How do you rate this piece?

Bere below you find a live concert of the Tonhalle-Orchester of Zürich (Switzerland).
Director: Paavo Järvi.
15. Januar 2021


----------



## Xisten267 (Sep 2, 2018)

I don't think that any of the Tchaikovsky symphonies is less than excellent. This said, I enjoy all of his other symphonies (with the exception of the second) more than the third.


----------



## mbhaub (Dec 2, 2016)

It's a beautiful, exciting and marvelously scored symphony.

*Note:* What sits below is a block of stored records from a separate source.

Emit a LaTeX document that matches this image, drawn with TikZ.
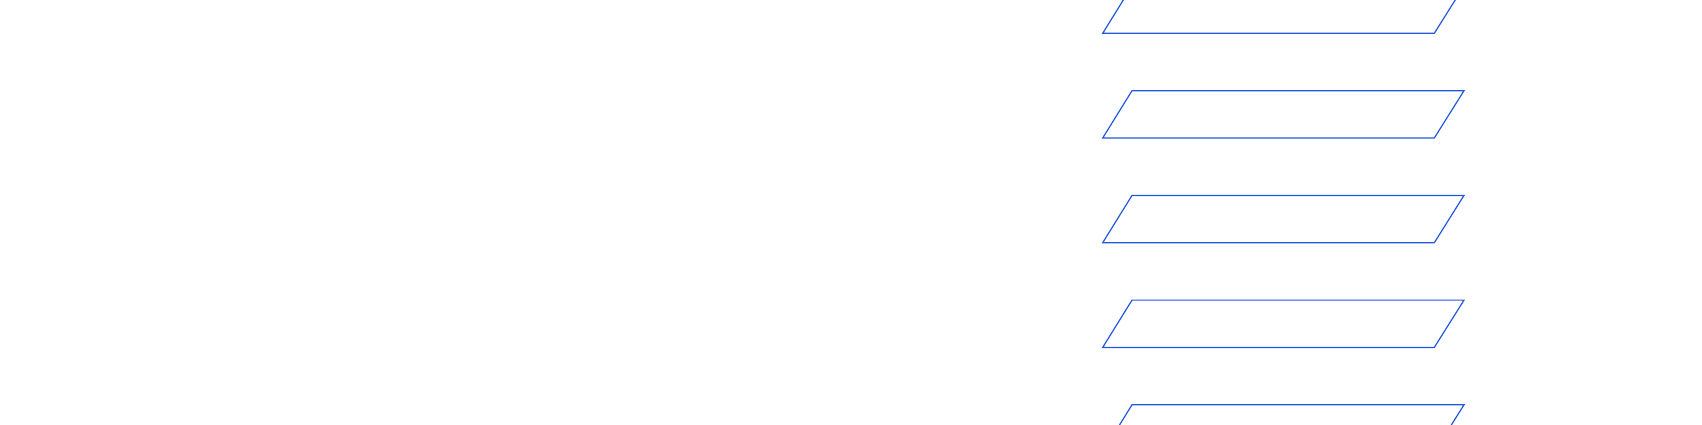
\documentclass[tikz,border=0pt]{standalone}
\usepackage{tikz}

\definecolor{slabblue}{HTML}{2258E0}
\tikzset{slab/.style={draw=slabblue, line width=1.2pt, line join=miter}}

\begin{document}
\begin{tikzpicture}[x=1pt, y=-1pt]
  \useasboundingbox (0,0) rectangle (1702,425);
  \clip (0,0) rectangle (1702,425);
  \foreach \row in {0,...,4} {
    \pgfmathsetmacro{\top}{-14+104.7*\row}
    \draw [slab] (1132,\top) -- (1464,\top) -- (1434.3,\top+47.3)
      -- (1102.7,\top+47.3) -- cycle;
  }
\end{tikzpicture}
\end{document}
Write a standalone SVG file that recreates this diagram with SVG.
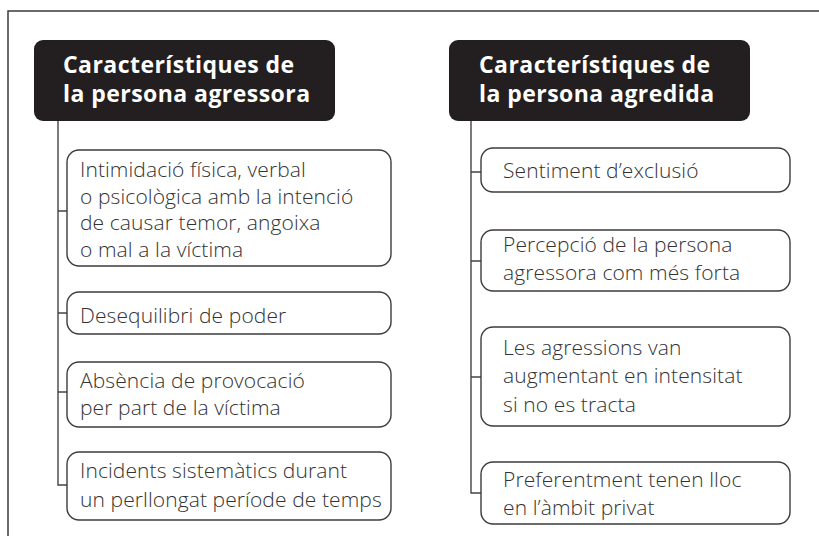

But not without flaws that the composer recognized: "the seams showed". Sadly neglected, too.


----------



## hammeredklavier (Feb 18, 2018)

It needs to be Polished


----------



## Rogerx (Apr 27, 2018)

Voted very good, preference, Muti / Paavo Järvi/Igor Markevitch.


----------



## ORigel (May 7, 2020)

Neither Good nor Bad...for Tchaikovsky anyway (I would consider it "good" if it was by a minor composer). It's my least favorite symphony of his but still has good tunes.


----------



## Animal the Drummer (Nov 14, 2015)

Still working on getting into this symphony, at the suggestion of fellow posters on here whose opinion I respect. Voted "Not so good and not so bad" but hoping in time to come to see what others see in it.


----------



## haziz (Sep 15, 2017)

Excellent. It may not be at exactly the same artistic level as Tchaikovsky's Symphonies Nos. 1,2,4,5 & 6, but it is still IMHO a greater masterpiece than anything written by Mahler, Bruckner or indeed Schubert.


----------



## Art Rock (Nov 28, 2009)

For me this symphony is a perfect example of "Not so good and not so bad", or in terms of the Artrockometer: 3/6, "good to have", OK for my CD collection, no big deal if not.


----------



## Kreisler jr (Apr 21, 2021)

When Tchaikovsky does not use "russian soul moods and tunes" his music often becomes like a bunch of ballett ent'ractes; perfectly pleasant, competently constructed but strangely uninvolving music. (Doesn't matter much in ballett because there is enough picturesque or dramatic stuff around but it feels a bit "empty" in "pure" instrumental pieces.)
Because the 1st PC was discussed a few days ago, I listened twice ot the _2nd_ PC and I feel pretty similar about that concerto and the 3rd symphony: pleasant, competent but not gripping.


----------